**DESCRIPTION OF THE TASK:**
Scan the records below for the line with "Rebuild this chart" and the line with "18, step: 2", and retype that range exactly, both ends included, pictures excepted.
## BEGIN SUPPLIED RECORDS
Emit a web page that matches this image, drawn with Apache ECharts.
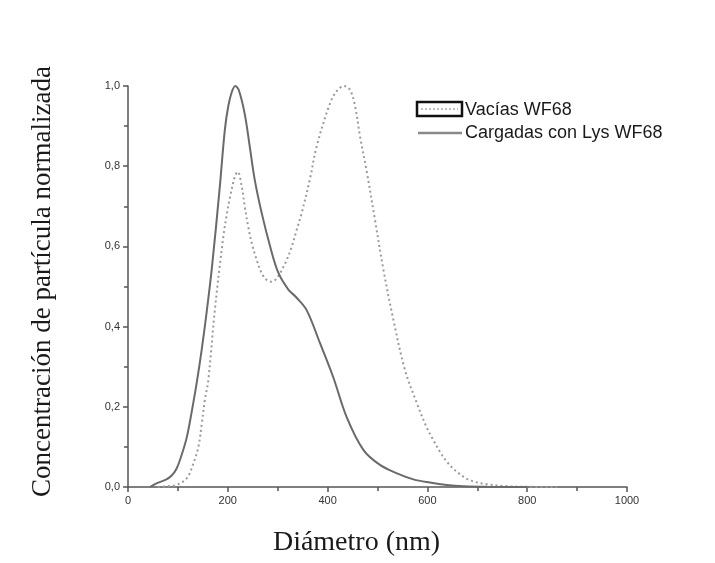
<!DOCTYPE html>
<html><head><meta charset="utf-8">
<script src="https://cdn.jsdelivr.net/npm/echarts@6/dist/echarts.min.js"></script>
<style>html,body{margin:0;padding:0;background:#fff}#c{width:715px;height:563px}</style>
</head><body><div id="c"></div>
<script>
const seriesNames = ['Vacías WF68', 'Cargadas con Lys WF68'];
const xTicks = [0, 200, 400, 600, 800, 1000];
const yTicks = [0, 0.2, 0.4, 0.6, 0.8, 1.0];
const vaciasX = [60, 80, 97, 118, 131, 141, 148, 154, 161, 174, 191, 198, 204, 214, 220, 228, 234, 241, 248, 258, 268, 278, 288, 298, 308, 318, 328, 338, 348, 365, 378, 405, 420, 433, 445, 455, 465, 478, 495, 512, 532, 555, 578, 598, 612, 625, 639, 659, 685, 719, 759, 800, 860];
const vaciasY = [0, 0.002, 0.005, 0.022, 0.059, 0.10, 0.159, 0.217, 0.267, 0.441, 0.624, 0.68, 0.72, 0.774, 0.786, 0.749, 0.699, 0.649, 0.608, 0.566, 0.533, 0.516, 0.512, 0.520, 0.541, 0.566, 0.599, 0.641, 0.683, 0.77, 0.849, 0.957, 0.99, 1.0, 0.99, 0.95, 0.874, 0.79, 0.666, 0.541, 0.416, 0.292, 0.212, 0.15, 0.117, 0.088, 0.063, 0.038, 0.017, 0.007, 0.002, 0.0005, 0];
const cargadasX = [44, 57, 77, 87, 97, 107, 118, 128, 138, 148, 158, 168, 184, 194, 201, 208, 215, 222, 234, 244, 254, 268, 285, 301, 321, 338, 358, 385, 411, 438, 472, 505, 539, 572, 605, 639, 672, 720, 800];
const cargadasY = [0, 0.009, 0.019, 0.028, 0.045, 0.078, 0.125, 0.19, 0.262, 0.345, 0.44, 0.545, 0.749, 0.89, 0.95, 0.985, 1.0, 0.99, 0.93, 0.849, 0.766, 0.683, 0.599, 0.535, 0.493, 0.472, 0.441, 0.358, 0.275, 0.175, 0.092, 0.055, 0.034, 0.019, 0.011, 0.005, 0.002, 0.0005, 0];

const pair = (xs, ys) => xs.map((x, i) => [x, ys[i]]);
const chart = echarts.init(document.getElementById('c'));
const axisCol = '#555';
const hidden = { itemStyle: { opacity: 0 }, lineStyle: { opacity: 0 }, icon: 'rect' };
chart.setOption({
  animation: false,
  grid: { left: 128, right: 88, top: 86, bottom: 76 },
  legend: {
    left: 417, top: 101, orient: 'vertical', padding: 0, itemWidth: 43, itemHeight: 14, itemGap: 5,
    textStyle: { fontFamily: 'Liberation Sans, Arial', fontSize: 18, lineHeight: 18, color: '#1a1a1a' },
    data: [
      Object.assign({ name: seriesNames[0] }, hidden),
      Object.assign({ name: seriesNames[1] }, hidden)
    ]
  },
  xAxis: {
    type: 'value', min: xTicks[0], max: xTicks[xTicks.length - 1], interval: 200,
    name: 'Diámetro (nm)', nameLocation: 'middle', nameGap: 42,
    nameTextStyle: { fontFamily: 'Liberation Serif, serif', fontSize: 28, color: '#1a1a1a', padding: [0, 42, 0, 0] },
    axisLine: { lineStyle: { color: axisCol, width: 1.5 } },
    axisTick: { show: true, inside: false, length: 5, lineStyle: { color: axisCol, width: 1.5 } },
    minorTick: { show: true, splitNumber: 2, length: 4, lineStyle: { color: axisCol, width: 1.5 } },
    axisLabel: { fontFamily: 'Liberation Sans, Arial', fontSize: 11, color: '#333', margin: 8,
      formatter: v => String(v) },
    splitLine: { show: false }
  },
  yAxis: {
    type: 'value', min: yTicks[0], max: yTicks[yTicks.length - 1], interval: 0.2,
    name: 'Concentración de partícula normalizada', nameLocation: 'middle', nameGap: 72,
    nameTextStyle: { fontFamily: 'Liberation Serif, serif', fontSize: 27, color: '#1a1a1a', padding: [0, 0, 0, 10] },
    axisLine: { show: true, lineStyle: { color: axisCol, width: 1.5 } },
    axisTick: { show: true, inside: false, length: 5, lineStyle: { color: axisCol, width: 1.5 } },
    minorTick: { show: true, splitNumber: 2, length: 4, lineStyle: { color: axisCol, width: 1.5 } },
    axisLabel: { fontFamily: 'Liberation Sans, Arial', fontSize: 11, color: '#333', margin: 8,
      formatter: v => v.toFixed(1).replace('.', ',') },
    splitLine: { show: false }
  },
  series: [
    { name: seriesNames[0], type: 'line', smooth: 0.35, symbol: 'none',
      data: pair(vaciasX, vaciasY),
      lineStyle: { color: '#9a9a9a', width: 2, type: [2, 3] }, itemStyle: { color: '#9a9a9a' } },
    { name: seriesNames[1], type: 'line', smooth: 0.35, symbol: 'none',
      data: pair(cargadasX, cargadasY),
      lineStyle: { color: '#6a6a6a', width: 2 }, itemStyle: { color: '#6a6a6a' } }
  ],
  graphic: [
    { type: 'rect', shape: { x: 417, y: 102, width: 45, height: 14 },
      style: { fill: 'none', stroke: '#111', lineWidth: 2.5 } },
    { type: 'line', shape: { x1: 421, y1: 109, x2: 458, y2: 109 },
      style: { stroke: '#aaa', lineWidth: 1.5, lineDash: [2, 2] } },
    { type: 'line', shape: { x1: 418, y1: 133, x2: 462, y2: 133 },
      style: { stroke: '#8a8a8a', lineWidth: 2.5 } }
  ]
});
</script></body></html>
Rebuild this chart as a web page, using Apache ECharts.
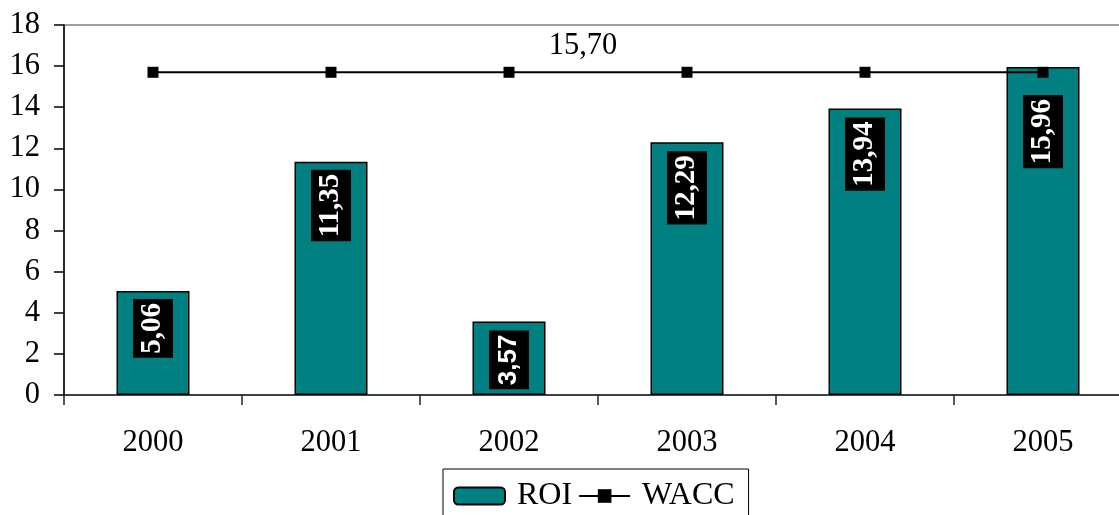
<!DOCTYPE html>
<html>
<head>
<meta charset="utf-8">
<script src="https://cdn.jsdelivr.net/npm/echarts@6/dist/echarts.min.js"></script>
<style>
  html, body { margin: 0; padding: 0; background: #fff; }
  #chart { width: 1119px; height: 515px; }
</style>
</head>
<body>
<div id="chart"></div>
<script>
// Yearly return on investment vs. weighted average cost of capital
const years = ['2000', '2001', '2002', '2003', '2004', '2005'];
const roi = [5.06, 11.35, 3.57, 12.29, 13.94, 15.96];
const wacc = [15.70, 15.70, 15.70, 15.70, 15.70, 15.70];
const yTicks = { min: 0, max: 18, step: 2 };

const serif = 'Liberation Serif';
const fmt = v => v.toFixed(2).replace('.', ',');

// distance of each rotated value box below its bar's top
const labelGap = [8, 8, 9, 9, 9, 28];

const chart = echarts.init(document.getElementById('chart'), null, { renderer: 'canvas' });

chart.setOption({
  animation: false,
  backgroundColor: '#fff',
  grid: {
    left: 64, top: 25, right: -13, bottom: 120,
    outerBoundsMode: 'none',
    show: true, borderColor: '#808080', borderWidth: 1.5, backgroundColor: 'transparent'
  },
  legend: {
    left: 443, top: 469,
    padding: [11, 14, 40, 10],
    borderColor: '#000', borderWidth: 1,
    itemWidth: 51, itemHeight: 17, itemGap: 6,
    textStyle: { fontFamily: serif, fontSize: 32, color: '#000', padding: [0, 0, 0, 7] },
    data: ['ROI', 'WACC']
  },
  xAxis: {
    type: 'category',
    data: years,
    boundaryGap: true,
    axisLine: { lineStyle: { color: '#222', width: 1.5 } },
    axisTick: { show: true, length: 10, lineStyle: { color: '#222', width: 1.5 } },
    axisLabel: { fontFamily: serif, fontSize: 30.5, color: '#000', margin: 32 }
  },
  yAxis: {
    type: 'value',
    min: yTicks.min, max: yTicks.max, interval: yTicks.step,
    splitLine: { show: false },
    axisLine: { show: true, lineStyle: { color: '#000', width: 1.5 } },
    axisTick: { show: true, length: 10, lineStyle: { color: '#000', width: 1.5 } },
    axisLabel: { fontFamily: serif, fontSize: 30.5, color: '#000', margin: 24 }
  },
  series: [
    {
      name: 'ROI',
      type: 'bar',
      barWidth: 73,
      itemStyle: { color: '#008080', borderColor: '#000', borderWidth: 1.5 },
      data: roi.map((v, i) => ({
        value: v,
        label: {
          show: true,
          position: ['50%', labelGap[i]],
          rotate: 90,
          align: 'right',
          verticalAlign: 'middle',
          formatter: () => fmt(v),
          fontFamily: i === 2 ? 'Liberation Sans' : serif,
          fontWeight: 'bold',
          fontSize: i === 2 ? 26 : 29,
          lineHeight: 34,
          color: '#fff',
          backgroundColor: '#000',
          padding: [3, 4, 3, 4]
        }
      }))
    },
    {
      name: 'WACC',
      type: 'line',
      symbol: 'rect',
      symbolSize: 11,
      lineStyle: { color: '#000', width: 2 },
      itemStyle: { color: '#000' },
      z: 5,
      data: wacc.map((v, i) => i === 2 ? {
        value: v,
        label: {
          show: true,
          position: 'top',
          distance: 5,
          offset: [74, 0],
          formatter: () => fmt(v),
          fontFamily: serif,
          fontSize: 30.5,
          color: '#000'
        }
      } : v)
    }
  ]
});
</script>
</body>
</html>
## END SUPPLIED RECORDS
**FINISHED TASK:**
Rebuild this chart as a web page, using Apache ECharts.
<!DOCTYPE html>
<html>
<head>
<meta charset="utf-8">
<script src="https://cdn.jsdelivr.net/npm/echarts@6/dist/echarts.min.js"></script>
<style>
  html, body { margin: 0; padding: 0; background: #fff; }
  #chart { width: 1119px; height: 515px; }
</style>
</head>
<body>
<div id="chart"></div>
<script>
// Yearly return on investment vs. weighted average cost of capital
const years = ['2000', '2001', '2002', '2003', '2004', '2005'];
const roi = [5.06, 11.35, 3.57, 12.29, 13.94, 15.96];
const wacc = [15.70, 15.70, 15.70, 15.70, 15.70, 15.70];
const yTicks = { min: 0, max: 18, step: 2 };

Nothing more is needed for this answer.